- [Aim] Begin at the top of the records below and return each line exactly through the line with "['#0047bf', '#66a1ff', '#ff5000', '#c00000', '#a6a6a6'];". Skip pictures.

[Records with drawing code]

======

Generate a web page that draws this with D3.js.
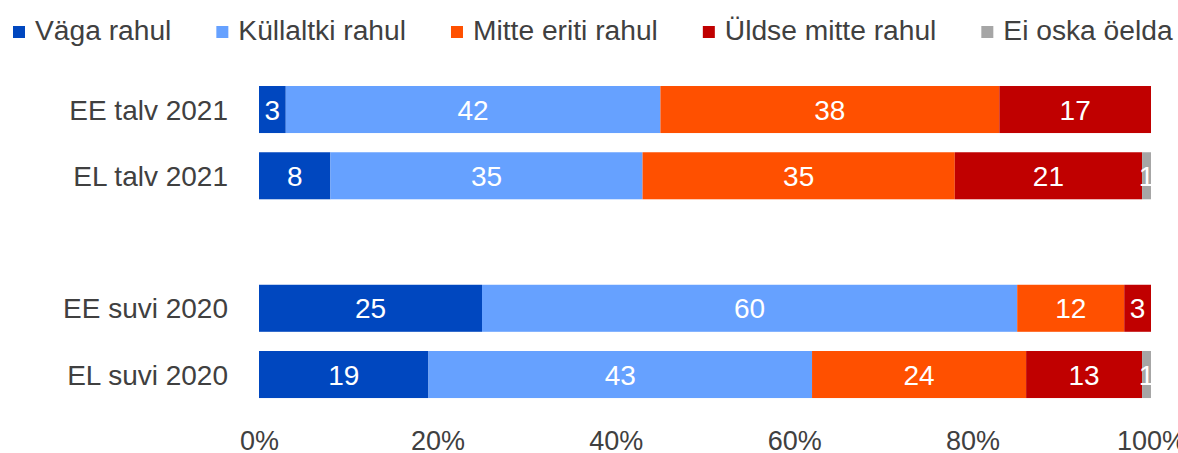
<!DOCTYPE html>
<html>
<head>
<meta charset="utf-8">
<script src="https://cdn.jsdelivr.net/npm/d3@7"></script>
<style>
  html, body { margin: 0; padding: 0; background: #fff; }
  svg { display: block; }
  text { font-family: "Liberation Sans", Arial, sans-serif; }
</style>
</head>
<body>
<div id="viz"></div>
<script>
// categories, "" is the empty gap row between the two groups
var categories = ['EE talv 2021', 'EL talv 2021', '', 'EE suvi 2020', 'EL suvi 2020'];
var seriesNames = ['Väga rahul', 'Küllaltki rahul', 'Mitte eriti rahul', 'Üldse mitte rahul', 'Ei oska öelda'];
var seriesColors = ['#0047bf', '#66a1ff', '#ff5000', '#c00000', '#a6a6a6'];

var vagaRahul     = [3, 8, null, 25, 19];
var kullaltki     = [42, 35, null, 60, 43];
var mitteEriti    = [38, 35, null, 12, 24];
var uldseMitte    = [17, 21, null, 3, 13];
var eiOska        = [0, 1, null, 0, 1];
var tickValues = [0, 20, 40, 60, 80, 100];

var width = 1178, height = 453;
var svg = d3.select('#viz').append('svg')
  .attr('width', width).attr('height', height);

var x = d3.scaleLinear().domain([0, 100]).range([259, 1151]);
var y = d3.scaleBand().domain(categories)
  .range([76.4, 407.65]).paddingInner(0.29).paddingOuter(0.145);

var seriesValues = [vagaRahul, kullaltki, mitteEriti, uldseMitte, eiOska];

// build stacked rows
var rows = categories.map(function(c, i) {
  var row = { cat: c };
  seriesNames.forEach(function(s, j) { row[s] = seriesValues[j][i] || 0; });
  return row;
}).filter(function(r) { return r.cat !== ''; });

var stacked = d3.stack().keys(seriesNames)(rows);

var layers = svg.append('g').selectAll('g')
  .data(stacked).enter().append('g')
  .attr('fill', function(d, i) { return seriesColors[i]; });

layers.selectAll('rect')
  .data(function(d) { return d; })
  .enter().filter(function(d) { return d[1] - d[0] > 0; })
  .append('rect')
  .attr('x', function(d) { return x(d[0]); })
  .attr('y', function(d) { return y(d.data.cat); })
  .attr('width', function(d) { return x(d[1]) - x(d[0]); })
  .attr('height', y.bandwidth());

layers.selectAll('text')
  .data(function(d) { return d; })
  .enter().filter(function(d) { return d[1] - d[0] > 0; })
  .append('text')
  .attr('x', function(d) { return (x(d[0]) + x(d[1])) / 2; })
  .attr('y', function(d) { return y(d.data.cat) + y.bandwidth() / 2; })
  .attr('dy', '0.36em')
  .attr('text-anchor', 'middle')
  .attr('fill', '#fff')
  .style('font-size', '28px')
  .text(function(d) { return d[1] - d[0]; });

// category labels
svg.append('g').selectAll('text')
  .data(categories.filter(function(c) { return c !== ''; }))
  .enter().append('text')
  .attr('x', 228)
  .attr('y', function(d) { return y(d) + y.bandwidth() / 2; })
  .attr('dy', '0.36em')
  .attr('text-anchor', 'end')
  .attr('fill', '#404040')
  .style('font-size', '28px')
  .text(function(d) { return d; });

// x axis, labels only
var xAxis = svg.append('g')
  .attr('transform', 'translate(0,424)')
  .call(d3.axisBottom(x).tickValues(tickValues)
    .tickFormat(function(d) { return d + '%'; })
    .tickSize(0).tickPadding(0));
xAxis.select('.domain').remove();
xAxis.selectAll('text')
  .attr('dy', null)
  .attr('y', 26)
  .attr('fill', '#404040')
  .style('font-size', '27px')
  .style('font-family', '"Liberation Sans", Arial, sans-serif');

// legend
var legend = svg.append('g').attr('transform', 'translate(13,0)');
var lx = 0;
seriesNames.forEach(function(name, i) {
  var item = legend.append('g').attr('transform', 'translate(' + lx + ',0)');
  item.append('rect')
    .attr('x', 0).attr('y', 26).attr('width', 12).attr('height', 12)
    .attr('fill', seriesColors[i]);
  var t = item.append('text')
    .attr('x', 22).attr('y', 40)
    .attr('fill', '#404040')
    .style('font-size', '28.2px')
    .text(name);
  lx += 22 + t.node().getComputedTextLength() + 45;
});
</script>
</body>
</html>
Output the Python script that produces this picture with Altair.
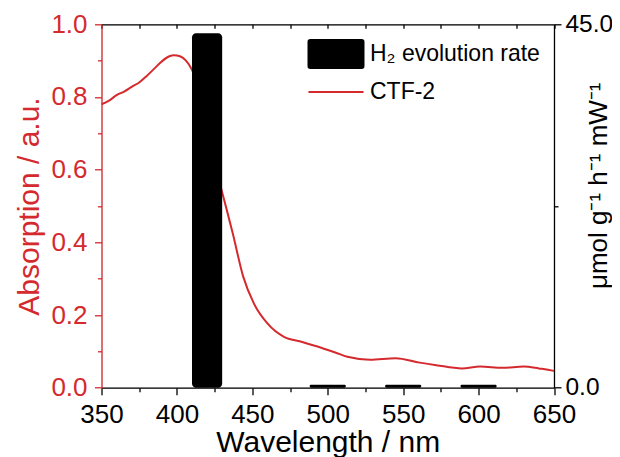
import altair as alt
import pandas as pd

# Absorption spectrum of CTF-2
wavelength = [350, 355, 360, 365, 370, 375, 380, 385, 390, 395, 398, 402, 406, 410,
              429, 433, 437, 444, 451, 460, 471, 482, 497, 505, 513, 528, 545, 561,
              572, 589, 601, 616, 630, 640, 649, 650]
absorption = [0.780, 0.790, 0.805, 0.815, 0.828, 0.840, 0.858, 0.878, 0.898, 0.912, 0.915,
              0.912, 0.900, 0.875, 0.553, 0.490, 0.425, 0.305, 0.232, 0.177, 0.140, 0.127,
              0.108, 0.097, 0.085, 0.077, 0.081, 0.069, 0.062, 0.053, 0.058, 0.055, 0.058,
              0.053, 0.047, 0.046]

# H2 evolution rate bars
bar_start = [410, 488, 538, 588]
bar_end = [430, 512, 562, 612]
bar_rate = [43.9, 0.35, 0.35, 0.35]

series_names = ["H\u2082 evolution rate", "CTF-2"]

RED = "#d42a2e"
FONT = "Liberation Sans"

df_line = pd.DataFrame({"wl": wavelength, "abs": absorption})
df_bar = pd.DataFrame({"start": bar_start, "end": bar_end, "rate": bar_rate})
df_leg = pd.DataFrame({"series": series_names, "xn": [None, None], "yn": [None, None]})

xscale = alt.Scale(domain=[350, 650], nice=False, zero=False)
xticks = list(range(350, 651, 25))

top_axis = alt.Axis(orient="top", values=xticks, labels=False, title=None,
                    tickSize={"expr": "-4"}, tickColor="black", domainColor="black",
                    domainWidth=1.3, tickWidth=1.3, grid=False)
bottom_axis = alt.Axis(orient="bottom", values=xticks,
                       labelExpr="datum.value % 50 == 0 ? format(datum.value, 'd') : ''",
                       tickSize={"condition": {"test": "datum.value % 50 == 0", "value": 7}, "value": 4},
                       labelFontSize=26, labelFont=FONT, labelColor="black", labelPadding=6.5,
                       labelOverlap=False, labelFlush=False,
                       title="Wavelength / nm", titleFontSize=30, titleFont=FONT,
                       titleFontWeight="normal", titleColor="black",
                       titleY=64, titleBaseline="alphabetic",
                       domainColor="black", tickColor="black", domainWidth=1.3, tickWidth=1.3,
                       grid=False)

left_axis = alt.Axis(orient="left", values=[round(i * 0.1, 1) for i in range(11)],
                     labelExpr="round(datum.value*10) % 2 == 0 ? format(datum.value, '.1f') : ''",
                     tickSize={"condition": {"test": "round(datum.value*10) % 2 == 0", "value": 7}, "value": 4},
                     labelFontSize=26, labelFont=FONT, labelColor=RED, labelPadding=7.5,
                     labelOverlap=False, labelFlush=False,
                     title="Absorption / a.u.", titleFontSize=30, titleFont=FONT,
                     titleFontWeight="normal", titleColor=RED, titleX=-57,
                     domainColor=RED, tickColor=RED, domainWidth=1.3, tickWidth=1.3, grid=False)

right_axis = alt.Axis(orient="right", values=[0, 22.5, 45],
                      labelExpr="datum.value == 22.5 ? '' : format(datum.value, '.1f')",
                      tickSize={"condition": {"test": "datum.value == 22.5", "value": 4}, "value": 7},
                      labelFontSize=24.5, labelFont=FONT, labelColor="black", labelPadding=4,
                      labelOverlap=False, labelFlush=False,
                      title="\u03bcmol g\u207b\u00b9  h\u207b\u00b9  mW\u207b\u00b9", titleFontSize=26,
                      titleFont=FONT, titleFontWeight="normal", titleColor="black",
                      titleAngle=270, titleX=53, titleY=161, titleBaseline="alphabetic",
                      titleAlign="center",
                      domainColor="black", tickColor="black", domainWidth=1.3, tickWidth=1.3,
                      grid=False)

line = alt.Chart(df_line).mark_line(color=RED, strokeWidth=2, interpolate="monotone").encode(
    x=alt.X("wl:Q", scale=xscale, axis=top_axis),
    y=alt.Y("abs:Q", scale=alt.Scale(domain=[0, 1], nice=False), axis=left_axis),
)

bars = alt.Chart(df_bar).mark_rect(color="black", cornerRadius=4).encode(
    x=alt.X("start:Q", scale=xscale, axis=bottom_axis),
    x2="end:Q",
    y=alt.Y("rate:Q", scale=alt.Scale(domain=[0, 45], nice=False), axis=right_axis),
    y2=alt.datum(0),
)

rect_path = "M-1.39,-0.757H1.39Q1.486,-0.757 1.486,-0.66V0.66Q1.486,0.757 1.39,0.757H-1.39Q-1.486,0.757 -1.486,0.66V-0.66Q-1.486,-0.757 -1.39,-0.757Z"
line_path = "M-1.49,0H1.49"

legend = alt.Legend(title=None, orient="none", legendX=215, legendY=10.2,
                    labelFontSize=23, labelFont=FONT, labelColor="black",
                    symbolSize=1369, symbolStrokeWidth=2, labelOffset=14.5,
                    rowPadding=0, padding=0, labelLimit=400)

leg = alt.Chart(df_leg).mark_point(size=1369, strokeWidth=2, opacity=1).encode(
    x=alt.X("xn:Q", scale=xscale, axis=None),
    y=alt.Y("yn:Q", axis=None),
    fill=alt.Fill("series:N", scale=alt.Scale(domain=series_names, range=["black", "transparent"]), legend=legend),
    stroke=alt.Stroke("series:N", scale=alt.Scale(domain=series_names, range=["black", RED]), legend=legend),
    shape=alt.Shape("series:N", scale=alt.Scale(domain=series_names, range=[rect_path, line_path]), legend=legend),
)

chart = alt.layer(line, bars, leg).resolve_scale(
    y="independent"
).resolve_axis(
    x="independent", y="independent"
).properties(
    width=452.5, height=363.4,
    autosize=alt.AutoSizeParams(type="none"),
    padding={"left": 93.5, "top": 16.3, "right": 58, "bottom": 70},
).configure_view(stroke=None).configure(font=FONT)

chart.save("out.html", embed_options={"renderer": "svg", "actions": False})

======

- [Task result]
Generate a web page that draws this with D3.js.
<!DOCTYPE html>
<html>
<head>
<meta charset="utf-8">
<script src="https://cdn.jsdelivr.net/npm/d3@7"></script>
<style>
  html, body { margin: 0; padding: 0; background: #fff; }
  svg { display: block; }
  text { font-family: "Liberation Sans", Arial, sans-serif; }
</style>
</head>
<body>
<div id="viz"></div>
<script>
// categories, "" is the empty gap row between the two groups
var categories = ['EE talv 2021', 'EL talv 2021', '', 'EE suvi 2020', 'EL suvi 2020'];
var seriesNames = ['Väga rahul', 'Küllaltki rahul', 'Mitte eriti rahul', 'Üldse mitte rahul', 'Ei oska öelda'];
var seriesColors = ['#0047bf', '#66a1ff', '#ff5000', '#c00000', '#a6a6a6'];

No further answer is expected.